[Charts and diagrams as code]
════════════════

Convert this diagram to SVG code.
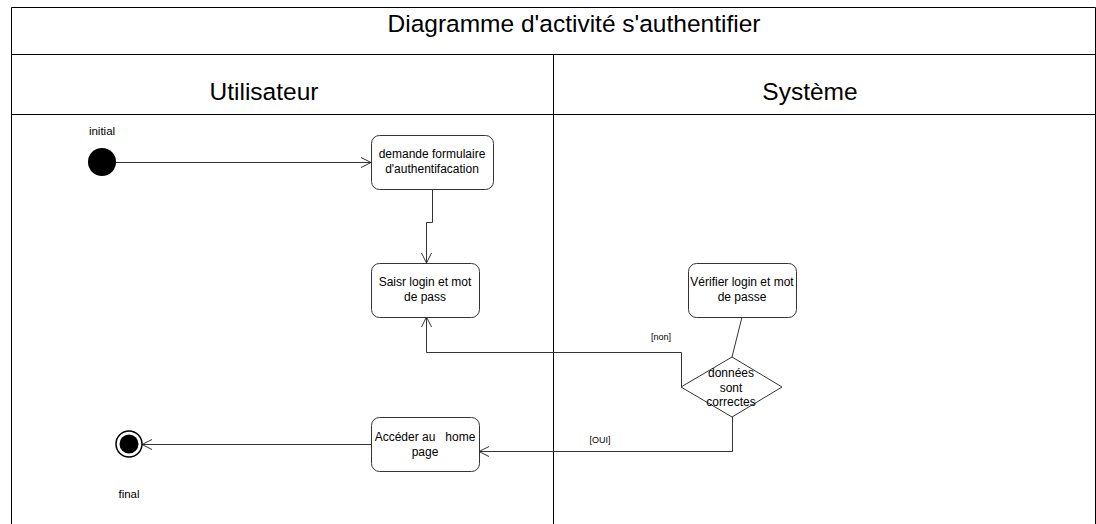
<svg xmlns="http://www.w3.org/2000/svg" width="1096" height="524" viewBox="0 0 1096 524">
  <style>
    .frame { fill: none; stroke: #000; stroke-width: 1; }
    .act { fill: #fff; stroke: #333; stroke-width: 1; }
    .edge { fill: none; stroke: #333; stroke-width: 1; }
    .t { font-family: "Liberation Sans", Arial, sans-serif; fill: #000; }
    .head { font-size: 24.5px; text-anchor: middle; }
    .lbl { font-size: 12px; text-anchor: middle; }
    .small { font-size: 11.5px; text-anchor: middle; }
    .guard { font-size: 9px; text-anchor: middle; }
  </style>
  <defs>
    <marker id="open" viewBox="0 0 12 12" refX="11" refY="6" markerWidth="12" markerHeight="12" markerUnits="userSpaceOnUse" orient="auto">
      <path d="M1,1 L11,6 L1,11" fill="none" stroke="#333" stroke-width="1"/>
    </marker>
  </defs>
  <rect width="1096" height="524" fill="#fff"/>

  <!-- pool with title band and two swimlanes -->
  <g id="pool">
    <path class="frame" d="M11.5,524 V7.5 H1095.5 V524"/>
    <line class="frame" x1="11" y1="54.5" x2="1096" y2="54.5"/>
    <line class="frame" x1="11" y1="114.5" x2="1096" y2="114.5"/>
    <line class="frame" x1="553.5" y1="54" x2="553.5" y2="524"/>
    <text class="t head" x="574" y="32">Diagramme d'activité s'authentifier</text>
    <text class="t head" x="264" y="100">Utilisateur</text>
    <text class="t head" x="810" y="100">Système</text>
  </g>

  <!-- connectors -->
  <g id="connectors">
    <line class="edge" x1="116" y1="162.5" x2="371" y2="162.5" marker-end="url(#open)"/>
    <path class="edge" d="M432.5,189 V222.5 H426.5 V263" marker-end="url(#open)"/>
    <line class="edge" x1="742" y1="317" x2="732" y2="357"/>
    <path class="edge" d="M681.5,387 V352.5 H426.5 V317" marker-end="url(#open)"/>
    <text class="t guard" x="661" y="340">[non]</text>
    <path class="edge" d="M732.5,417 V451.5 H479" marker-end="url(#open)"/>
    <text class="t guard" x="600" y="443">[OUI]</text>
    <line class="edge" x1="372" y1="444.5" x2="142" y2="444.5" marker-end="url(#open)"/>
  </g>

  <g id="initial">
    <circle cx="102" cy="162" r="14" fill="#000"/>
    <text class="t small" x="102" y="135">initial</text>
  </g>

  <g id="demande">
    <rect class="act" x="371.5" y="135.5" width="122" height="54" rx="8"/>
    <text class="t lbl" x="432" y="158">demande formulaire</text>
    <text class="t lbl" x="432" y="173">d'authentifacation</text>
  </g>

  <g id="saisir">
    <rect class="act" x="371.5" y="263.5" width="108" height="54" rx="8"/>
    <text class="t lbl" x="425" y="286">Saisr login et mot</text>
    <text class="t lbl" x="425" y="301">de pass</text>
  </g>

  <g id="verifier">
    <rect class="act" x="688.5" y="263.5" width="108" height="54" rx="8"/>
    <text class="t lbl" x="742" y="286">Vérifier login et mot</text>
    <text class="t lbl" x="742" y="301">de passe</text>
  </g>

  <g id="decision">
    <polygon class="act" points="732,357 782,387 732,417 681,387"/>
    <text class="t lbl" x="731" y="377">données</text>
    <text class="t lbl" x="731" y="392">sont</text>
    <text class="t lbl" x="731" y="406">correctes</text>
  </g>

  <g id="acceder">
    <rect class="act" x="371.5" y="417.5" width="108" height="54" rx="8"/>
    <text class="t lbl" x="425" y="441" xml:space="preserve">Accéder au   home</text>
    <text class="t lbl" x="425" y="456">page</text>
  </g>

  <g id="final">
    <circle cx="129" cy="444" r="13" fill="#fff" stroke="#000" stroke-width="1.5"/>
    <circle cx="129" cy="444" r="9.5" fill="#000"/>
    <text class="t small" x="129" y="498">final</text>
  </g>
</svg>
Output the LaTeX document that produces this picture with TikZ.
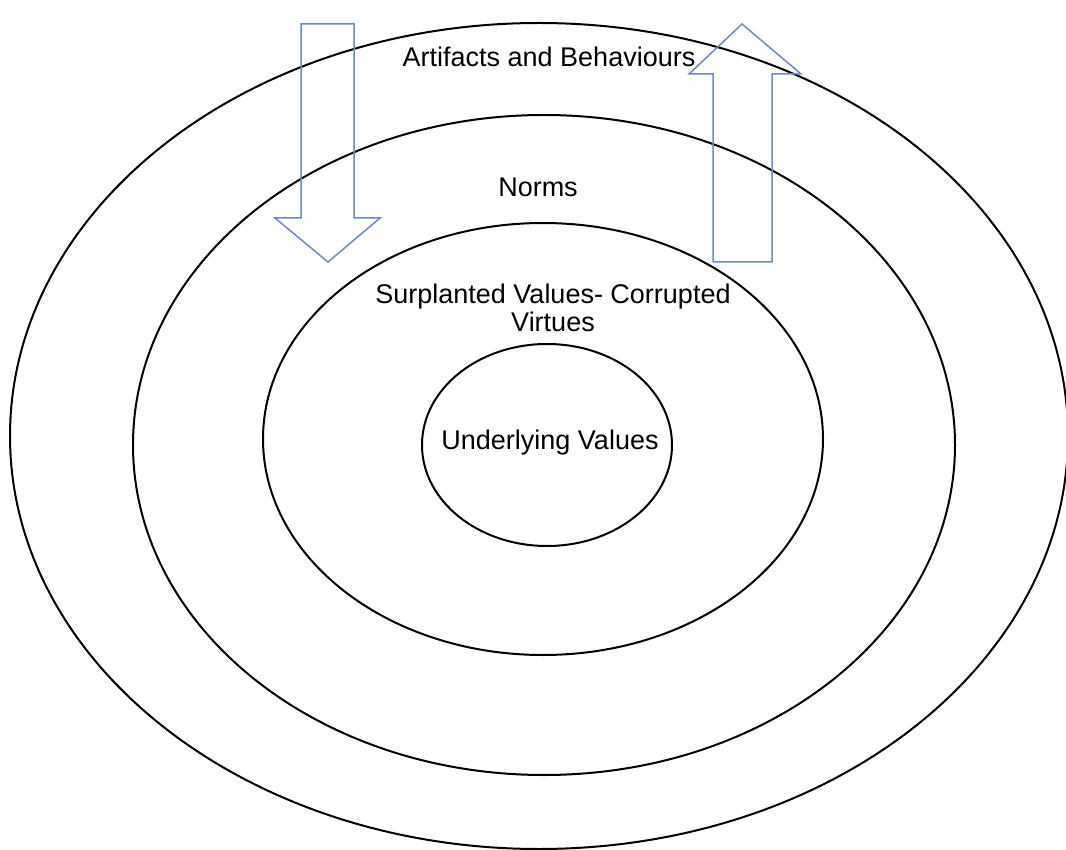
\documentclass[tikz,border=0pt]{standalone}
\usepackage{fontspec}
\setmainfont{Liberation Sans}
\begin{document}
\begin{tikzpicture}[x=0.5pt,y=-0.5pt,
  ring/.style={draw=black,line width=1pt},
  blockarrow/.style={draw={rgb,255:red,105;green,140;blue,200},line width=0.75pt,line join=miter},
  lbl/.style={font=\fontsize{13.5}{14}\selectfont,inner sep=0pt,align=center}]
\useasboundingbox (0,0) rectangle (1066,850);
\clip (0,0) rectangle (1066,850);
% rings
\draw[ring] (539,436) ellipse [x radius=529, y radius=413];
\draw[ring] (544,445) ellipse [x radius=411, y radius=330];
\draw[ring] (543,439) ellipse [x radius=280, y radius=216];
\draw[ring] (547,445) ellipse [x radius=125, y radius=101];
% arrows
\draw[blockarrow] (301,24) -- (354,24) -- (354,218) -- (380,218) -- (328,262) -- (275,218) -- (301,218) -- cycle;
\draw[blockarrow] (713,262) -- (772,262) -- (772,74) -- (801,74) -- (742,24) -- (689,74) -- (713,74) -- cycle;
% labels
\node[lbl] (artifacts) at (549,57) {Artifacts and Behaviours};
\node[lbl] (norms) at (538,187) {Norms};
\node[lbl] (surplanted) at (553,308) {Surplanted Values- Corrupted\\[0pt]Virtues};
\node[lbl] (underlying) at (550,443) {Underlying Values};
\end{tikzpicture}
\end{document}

════════════════

Where a line above contains the word "this", copy that line.

*EXERCISE ANSWER*
Convert this diagram to SVG code.
Output the LaTeX document that produces this picture with TikZ.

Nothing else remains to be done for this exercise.